▶ **Task**
Set down the material below word for word, excluding the pictures.

▶ **Data extract**
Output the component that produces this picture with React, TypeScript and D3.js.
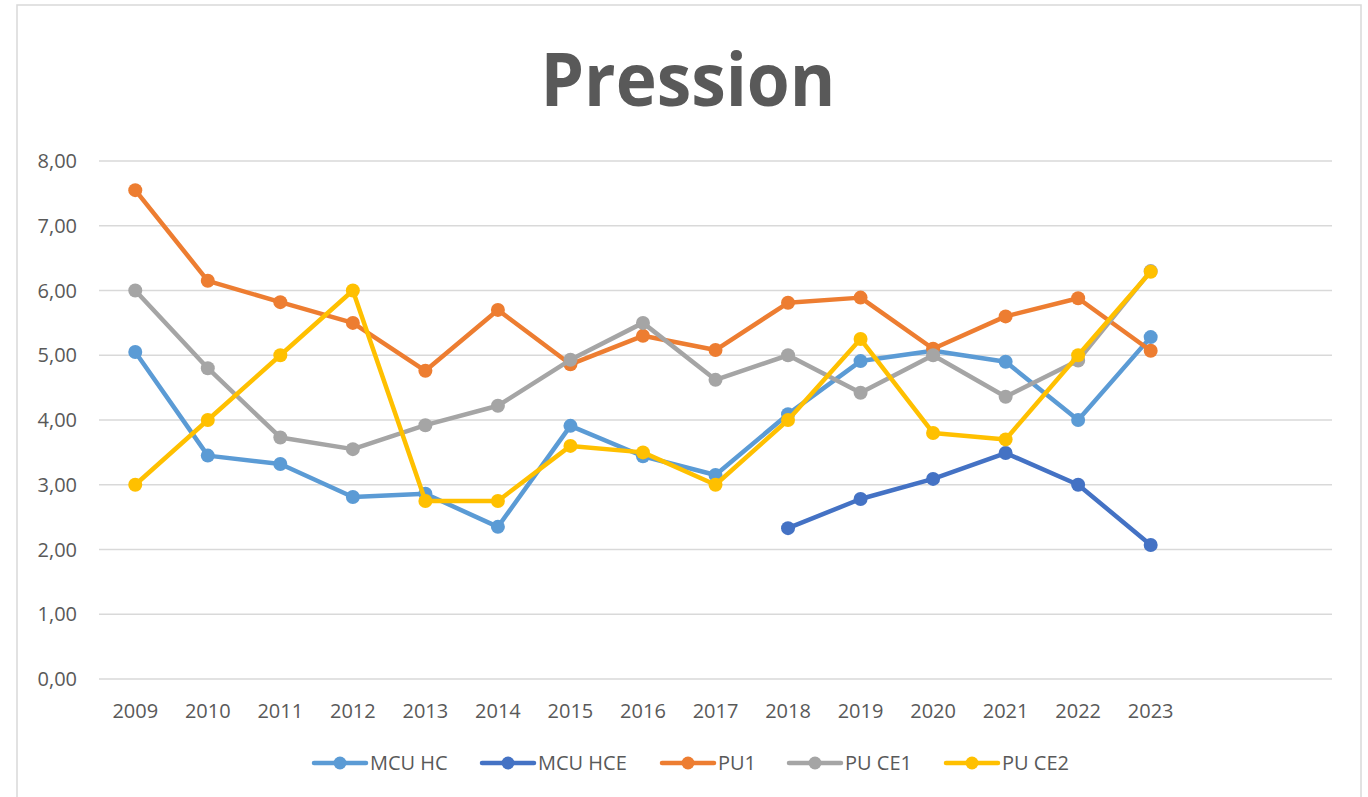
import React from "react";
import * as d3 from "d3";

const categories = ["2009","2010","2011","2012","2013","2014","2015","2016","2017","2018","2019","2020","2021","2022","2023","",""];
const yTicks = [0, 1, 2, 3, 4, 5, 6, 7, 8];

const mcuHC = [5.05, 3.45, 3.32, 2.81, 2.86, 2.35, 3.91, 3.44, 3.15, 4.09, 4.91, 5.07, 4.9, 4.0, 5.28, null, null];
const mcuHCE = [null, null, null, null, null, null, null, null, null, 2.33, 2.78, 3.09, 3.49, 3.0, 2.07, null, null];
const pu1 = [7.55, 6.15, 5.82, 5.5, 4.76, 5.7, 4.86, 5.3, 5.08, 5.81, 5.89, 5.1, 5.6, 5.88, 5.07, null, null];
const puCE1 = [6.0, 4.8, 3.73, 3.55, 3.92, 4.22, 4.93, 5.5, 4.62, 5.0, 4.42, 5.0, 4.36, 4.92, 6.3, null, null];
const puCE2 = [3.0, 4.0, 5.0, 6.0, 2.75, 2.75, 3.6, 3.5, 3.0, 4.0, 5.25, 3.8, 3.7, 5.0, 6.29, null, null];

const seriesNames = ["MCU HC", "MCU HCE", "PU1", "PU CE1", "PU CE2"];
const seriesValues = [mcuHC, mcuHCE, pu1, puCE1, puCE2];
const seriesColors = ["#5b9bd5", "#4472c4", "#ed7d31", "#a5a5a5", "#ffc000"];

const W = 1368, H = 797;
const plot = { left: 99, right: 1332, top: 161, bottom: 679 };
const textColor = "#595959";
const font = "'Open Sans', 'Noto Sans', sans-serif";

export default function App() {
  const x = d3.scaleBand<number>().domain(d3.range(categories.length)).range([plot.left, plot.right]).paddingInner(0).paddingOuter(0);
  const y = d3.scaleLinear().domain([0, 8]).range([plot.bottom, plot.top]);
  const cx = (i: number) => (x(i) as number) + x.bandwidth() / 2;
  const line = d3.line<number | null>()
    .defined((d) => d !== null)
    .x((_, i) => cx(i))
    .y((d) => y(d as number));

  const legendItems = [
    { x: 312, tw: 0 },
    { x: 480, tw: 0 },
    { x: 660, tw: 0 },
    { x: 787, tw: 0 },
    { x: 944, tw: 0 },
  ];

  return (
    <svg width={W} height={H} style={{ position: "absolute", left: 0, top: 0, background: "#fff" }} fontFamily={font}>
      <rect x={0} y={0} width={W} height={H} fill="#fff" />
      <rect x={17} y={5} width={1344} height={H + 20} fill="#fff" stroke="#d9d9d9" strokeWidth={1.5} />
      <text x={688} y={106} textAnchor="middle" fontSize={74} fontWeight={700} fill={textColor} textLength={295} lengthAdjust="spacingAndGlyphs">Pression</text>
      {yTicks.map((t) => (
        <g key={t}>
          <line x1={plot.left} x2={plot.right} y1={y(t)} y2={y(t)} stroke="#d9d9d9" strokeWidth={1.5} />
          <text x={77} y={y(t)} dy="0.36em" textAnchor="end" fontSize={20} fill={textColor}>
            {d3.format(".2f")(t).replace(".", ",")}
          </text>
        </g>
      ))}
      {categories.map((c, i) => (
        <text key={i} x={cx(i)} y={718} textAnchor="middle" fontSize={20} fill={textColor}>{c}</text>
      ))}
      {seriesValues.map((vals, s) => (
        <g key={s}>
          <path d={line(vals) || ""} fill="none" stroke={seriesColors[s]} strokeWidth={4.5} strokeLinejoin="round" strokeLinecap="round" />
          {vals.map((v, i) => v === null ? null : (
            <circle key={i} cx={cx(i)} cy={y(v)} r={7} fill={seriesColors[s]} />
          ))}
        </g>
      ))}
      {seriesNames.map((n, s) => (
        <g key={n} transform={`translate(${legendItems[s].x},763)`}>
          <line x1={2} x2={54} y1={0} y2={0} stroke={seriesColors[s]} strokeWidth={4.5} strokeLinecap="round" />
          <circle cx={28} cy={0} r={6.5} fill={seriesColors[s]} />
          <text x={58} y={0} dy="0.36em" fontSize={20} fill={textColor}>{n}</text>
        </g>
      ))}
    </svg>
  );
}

▶ **Final answer**
Output the component that produces this picture with React, TypeScript and D3.js.
import React from "react";
import * as d3 from "d3";

const categories = ["2009","2010","2011","2012","2013","2014","2015","2016","2017","2018","2019","2020","2021","2022","2023","",""];
const yTicks = [0, 1, 2, 3, 4, 5, 6, 7, 8];

const mcuHC = [5.05, 3.45, 3.32, 2.81, 2.86, 2.35, 3.91, 3.44, 3.15, 4.09, 4.91, 5.07, 4.9, 4.0, 5.28, null, null];
const mcuHCE = [null, null, null, null, null, null, null, null, null, 2.33, 2.78, 3.09, 3.49, 3.0, 2.07, null, null];
const pu1 = [7.55, 6.15, 5.82, 5.5, 4.76, 5.7, 4.86, 5.3, 5.08, 5.81, 5.89, 5.1, 5.6, 5.88, 5.07, null, null];
const puCE1 = [6.0, 4.8, 3.73, 3.55, 3.92, 4.22, 4.93, 5.5, 4.62, 5.0, 4.42, 5.0, 4.36, 4.92, 6.3, null, null];
const puCE2 = [3.0, 4.0, 5.0, 6.0, 2.75, 2.75, 3.6, 3.5, 3.0, 4.0, 5.25, 3.8, 3.7, 5.0, 6.29, null, null];

const seriesNames = ["MCU HC", "MCU HCE", "PU1", "PU CE1", "PU CE2"];
const seriesValues = [mcuHC, mcuHCE, pu1, puCE1, puCE2];
const seriesColors = ["#5b9bd5", "#4472c4", "#ed7d31", "#a5a5a5", "#ffc000"];

const W = 1368, H = 797;
const plot = { left: 99, right: 1332, top: 161, bottom: 679 };
const textColor = "#595959";
const font = "'Open Sans', 'Noto Sans', sans-serif";

export default function App() {
  const x = d3.scaleBand<number>().domain(d3.range(categories.length)).range([plot.left, plot.right]).paddingInner(0).paddingOuter(0);
  const y = d3.scaleLinear().domain([0, 8]).range([plot.bottom, plot.top]);
  const cx = (i: number) => (x(i) as number) + x.bandwidth() / 2;
  const line = d3.line<number | null>()
    .defined((d) => d !== null)
    .x((_, i) => cx(i))
    .y((d) => y(d as number));

  const legendItems = [
    { x: 312, tw: 0 },
    { x: 480, tw: 0 },
    { x: 660, tw: 0 },
    { x: 787, tw: 0 },
    { x: 944, tw: 0 },
  ];

  return (
    <svg width={W} height={H} style={{ position: "absolute", left: 0, top: 0, background: "#fff" }} fontFamily={font}>
      <rect x={0} y={0} width={W} height={H} fill="#fff" />
      <rect x={17} y={5} width={1344} height={H + 20} fill="#fff" stroke="#d9d9d9" strokeWidth={1.5} />
      <text x={688} y={106} textAnchor="middle" fontSize={74} fontWeight={700} fill={textColor} textLength={295} lengthAdjust="spacingAndGlyphs">Pression</text>
      {yTicks.map((t) => (
        <g key={t}>
          <line x1={plot.left} x2={plot.right} y1={y(t)} y2={y(t)} stroke="#d9d9d9" strokeWidth={1.5} />
          <text x={77} y={y(t)} dy="0.36em" textAnchor="end" fontSize={20} fill={textColor}>
            {d3.format(".2f")(t).replace(".", ",")}
          </text>
        </g>
      ))}
      {categories.map((c, i) => (
        <text key={i} x={cx(i)} y={718} textAnchor="middle" fontSize={20} fill={textColor}>{c}</text>
      ))}
      {seriesValues.map((vals, s) => (
        <g key={s}>
          <path d={line(vals) || ""} fill="none" stroke={seriesColors[s]} strokeWidth={4.5} strokeLinejoin="round" strokeLinecap="round" />
          {vals.map((v, i) => v === null ? null : (
            <circle key={i} cx={cx(i)} cy={y(v)} r={7} fill={seriesColors[s]} />
          ))}
        </g>
      ))}
      {seriesNames.map((n, s) => (
        <g key={n} transform={`translate(${legendItems[s].x},763)`}>
          <line x1={2} x2={54} y1={0} y2={0} stroke={seriesColors[s]} strokeWidth={4.5} strokeLinecap="round" />
          <circle cx={28} cy={0} r={6.5} fill={seriesColors[s]} />
          <text x={58} y={0} dy="0.36em" fontSize={20} fill={textColor}>{n}</text>
        </g>
      ))}
    </svg>
  );
}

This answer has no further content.